8.1. MEP is entitled to suspend (including partly) its obligations under the Contract if the Client is in default in fulfilling one or more of its obligations under the Contract, or has stopped fulfilling one or more of its obligations under the Contract, including payment of any amount due by virtue of the Contract, without any prior notification or notice of default being required.

8.2. If the scope and/or progress of the Work is delayed and/or suspended as a result of circumstances, not being force majeure, that are caused by MEP, MEP shall not be liable for any loss, costs or damages.

8.3. If the scope and/or progress of the Work is delayed and/or suspended as a result of circumstances that are not caused by MEP, MEP shall be entitled to compensation in accordance with Article 6.

 

9. Termination

9.1. Each Party shall be entitled to cancel and/or terminate the Contract with immediate effect, without the intervention of intermediaries or resorting to the courts, and without being obliged to pay any compensation to the other Party, under any of the following circumstances:

9.1.1. if the other Party is in default and continues to be so after the Party that is in default has been called upon to rectify the default and (ten) working days have passed without the default being rectified (thereby complying with the summons/notice of default);

9.1.2. if control of or the controlling interest in the other Party's company is transferred directly or indirectly to a third party;

9.1.3. if the other Party is declared bankrupt, applies for or obtains suspension of payment (including provisionally), or in any other way loses free control of its company or its equity, without any prior notification being necessary.

 

10. Limitation and lapsing of liability

10.1. All claims by virtue of the Contract become null and void after twelve months have passed.

10.2. Any claim on MEP lapses after 12 (twelve) months have passed.

 

11. Applicable law and Jurisdiction

11.1. All contracts to which these terms and conditions apply, and all further contracts that arise from them, shall be governed and interpreted exclusively by German law.

11.2. All disputes that arise in connection with the Contract, or further contracts that arise from it, shall be brought before the Court in Hamburg, Germany to the exclusion of other courts.

 

12. Miscellaneous

12.1. The titles of the articles in these General Terms and Conditions are intended solely for the purposes of the layout and have no effect on the interpretation of the relevant stipulations.

12.2. If any stipulation or any part of the Contract or of these General Terms and Conditions turns out to be null and void or unenforceable for any reason whatsoever, then is the state of being null and void or unenforceable restricted to that stipulation and has no further scope.
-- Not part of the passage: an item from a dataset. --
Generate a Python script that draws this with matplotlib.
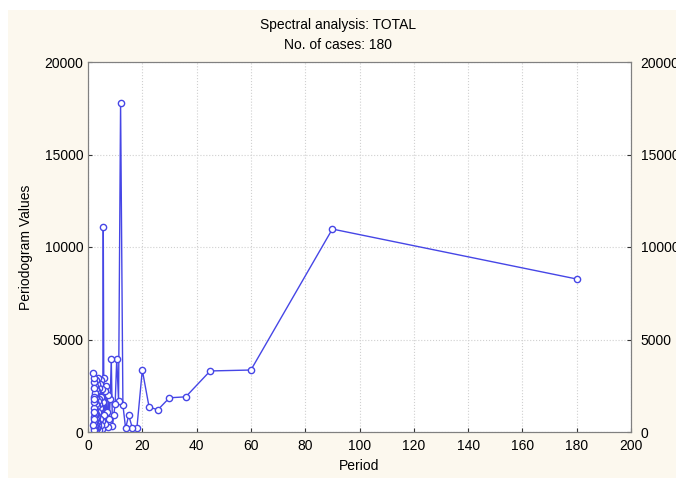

All such parts of the Contract or of these General Terms and Conditions that are null and void or unenforceable shall be replaced (or considered to be replaced) by stipulations that are neither null and void nor unenforceable and deviate as little as possible from the stipulations that are null and void and/or unenforceable, taking into account the intentions of the Contract and the General Terms and Conditions and of the relevant stipulations.